REQUEST: Copy out the whole listing exactly as written, leaving the pictures behind.

DATA PROVIDED:

********************

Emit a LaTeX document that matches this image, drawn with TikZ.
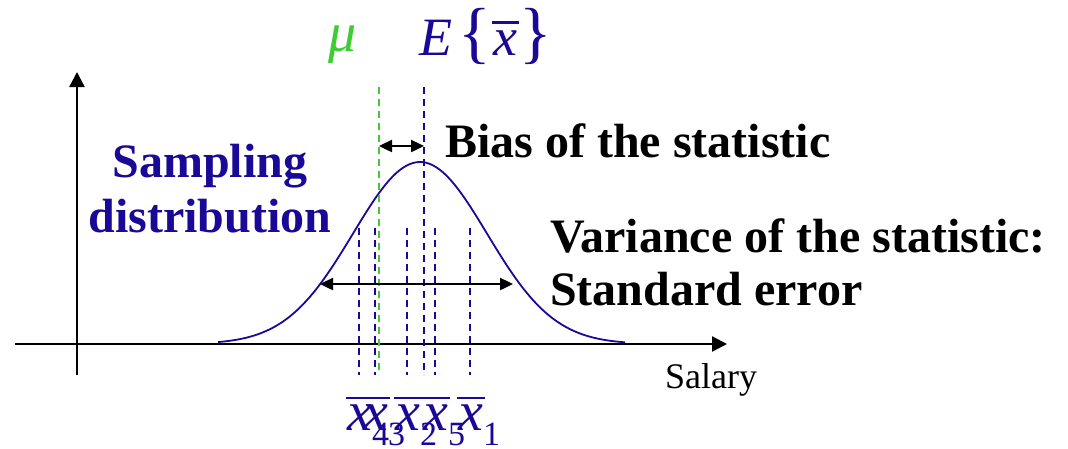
\documentclass[tikz,border=0pt]{standalone}
\usepackage{fontspec}
\setmainfont{Liberation Serif}
\usetikzlibrary{arrows.meta,positioning,calc}
\definecolor{sb}{RGB}{26,8,150}
\definecolor{sg}{RGB}{60,205,50}
\tikzset{axis/.style={line width=2.4pt,-{Triangle[length=15pt,width=15pt]}},
 curve/.style={draw=sb,line width=1.8pt},
 dl/.style={line width=1.8pt,dash pattern=on 7pt off 5pt},
 dbl/.style={line width=2.4pt,{Triangle[length=13pt,width=12pt]}-{Triangle[length=13pt,width=12pt]}},
 lbl/.style={inner sep=0pt,anchor=base west,font=\bfseries\fontsize{48}{54}\selectfont},
 mth/.style={inner sep=0pt,anchor=base west,font=\itshape\fontsize{56}{60}\selectfont},
 every node/.style={inner sep=0pt}}
\newcommand{\xb}[1]{\vbox{\hrule height 2.8pt\kern #1\hbox{\kern1.5pt x\kern1.5pt}}}
\newcommand{\brc}[1]{{\upshape\fontsize{68}{68}\selectfont #1}}
\begin{document}
\begin{tikzpicture}[x=1pt,y=-1pt]
\useasboundingbox (0,0) rectangle (1068,448);
% axes
\coordinate (ybot) at (77,375);\coordinate (ytop) at (77,72);
\coordinate (xl) at (15,344);\coordinate (xr) at (727,344);
\draw[axis] (ybot)--(ytop);\draw[axis] (xl)--(xr);
\node[anchor=base west,font=\fontsize{36}{40}\selectfont] (sal) at (665,388) {Salary};
% sampling distribution
\draw[curve] plot[domain=218:625,samples=120] (\x,{344-182*exp(-0.5*((\x-420)/67)^2)});
\node[lbl,anchor=base,text=sb] (samp) at (210,177) {Sampling};
\node[lbl,anchor=base,text=sb] (distr) at (210,232) {distribution};
% mean and expectation
\coordinate (mut) at (379,87);\coordinate (mub) at (379,375);
\coordinate (et) at (424,87);\coordinate (eb) at (424,375);
\draw[dl,draw=sg] (mut)--(mub);\draw[dl,draw=sb] (et)--(eb);
\node[mth,text=sg] (mu) at (328,51) {μ};
\node[mth,text=sb,font=\itshape\fontsize{54}{60}\selectfont] (ex) at (419,55)
 {E\kern6pt\brc{\{}\kern1pt\xb{6pt}\kern1pt\brc{\}}};
% sample means
\foreach \i/\xx in {4/359,3/375,2/407,5/435,1/470}{
 \coordinate (t\i) at (\xx,228);\coordinate (b\i) at (\xx,375);
 \draw[dl,draw=sb] (t\i)--(b\i);
 \node[mth,text=sb] (x\i) at (\xx-13,430)
  {\xb{5pt}\kern-2pt\raisebox{-15pt}{\upshape\fontsize{34}{34}\selectfont\i}};
}
% bias and variance
\coordinate (bl) at (379,146);\coordinate (br) at (424,146);
\draw[dbl] (bl)--(br);
\node[lbl] (bias) at (445,157) {Bias of the statistic};
\coordinate (vl) at (320,284);\coordinate (vr) at (513,284);
\draw[dbl] (vl)--(vr);
\node[lbl] (var) at (550,252) {Variance of the statistic:};
\node[lbl] (se) at (550,305) {Standard error};
\end{tikzpicture}
\end{document}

********************

SOLUTION FOR THIS EXERCISE:
Emit a LaTeX document that matches this image, drawn with TikZ.
\documentclass[tikz,border=0pt]{standalone}
\usepackage{fontspec}
\setmainfont{Liberation Serif}
\usetikzlibrary{arrows.meta,positioning,calc}
\definecolor{sb}{RGB}{26,8,150}
\definecolor{sg}{RGB}{60,205,50}
\tikzset{axis/.style={line width=2.4pt,-{Triangle[length=15pt,width=15pt]}},
 curve/.style={draw=sb,line width=1.8pt},
 dl/.style={line width=1.8pt,dash pattern=on 7pt off 5pt},
 dbl/.style={line width=2.4pt,{Triangle[length=13pt,width=12pt]}-{Triangle[length=13pt,width=12pt]}},
 lbl/.style={inner sep=0pt,anchor=base west,font=\bfseries\fontsize{48}{54}\selectfont},
 mth/.style={inner sep=0pt,anchor=base west,font=\itshape\fontsize{56}{60}\selectfont},
 every node/.style={inner sep=0pt}}
\newcommand{\xb}[1]{\vbox{\hrule height 2.8pt\kern #1\hbox{\kern1.5pt x\kern1.5pt}}}
\newcommand{\brc}[1]{{\upshape\fontsize{68}{68}\selectfont #1}}
\begin{document}
\begin{tikzpicture}[x=1pt,y=-1pt]
\useasboundingbox (0,0) rectangle (1068,448);
% axes
\coordinate (ybot) at (77,375);\coordinate (ytop) at (77,72);
\coordinate (xl) at (15,344);\coordinate (xr) at (727,344);
\draw[axis] (ybot)--(ytop);\draw[axis] (xl)--(xr);
\node[anchor=base west,font=\fontsize{36}{40}\selectfont] (sal) at (665,388) {Salary};
% sampling distribution
\draw[curve] plot[domain=218:625,samples=120] (\x,{344-182*exp(-0.5*((\x-420)/67)^2)});
\node[lbl,anchor=base,text=sb] (samp) at (210,177) {Sampling};
\node[lbl,anchor=base,text=sb] (distr) at (210,232) {distribution};
% mean and expectation
\coordinate (mut) at (379,87);\coordinate (mub) at (379,375);
\coordinate (et) at (424,87);\coordinate (eb) at (424,375);
\draw[dl,draw=sg] (mut)--(mub);\draw[dl,draw=sb] (et)--(eb);
\node[mth,text=sg] (mu) at (328,51) {μ};
\node[mth,text=sb,font=\itshape\fontsize{54}{60}\selectfont] (ex) at (419,55)
 {E\kern6pt\brc{\{}\kern1pt\xb{6pt}\kern1pt\brc{\}}};
% sample means
\foreach \i/\xx in {4/359,3/375,2/407,5/435,1/470}{
 \coordinate (t\i) at (\xx,228);\coordinate (b\i) at (\xx,375);
 \draw[dl,draw=sb] (t\i)--(b\i);
 \node[mth,text=sb] (x\i) at (\xx-13,430)
  {\xb{5pt}\kern-2pt\raisebox{-15pt}{\upshape\fontsize{34}{34}\selectfont\i}};
}
% bias and variance
\coordinate (bl) at (379,146);\coordinate (br) at (424,146);
\draw[dbl] (bl)--(br);
\node[lbl] (bias) at (445,157) {Bias of the statistic};
\coordinate (vl) at (320,284);\coordinate (vr) at (513,284);
\draw[dbl] (vl)--(vr);
\node[lbl] (var) at (550,252) {Variance of the statistic:};
\node[lbl] (se) at (550,305) {Standard error};
\end{tikzpicture}
\end{document}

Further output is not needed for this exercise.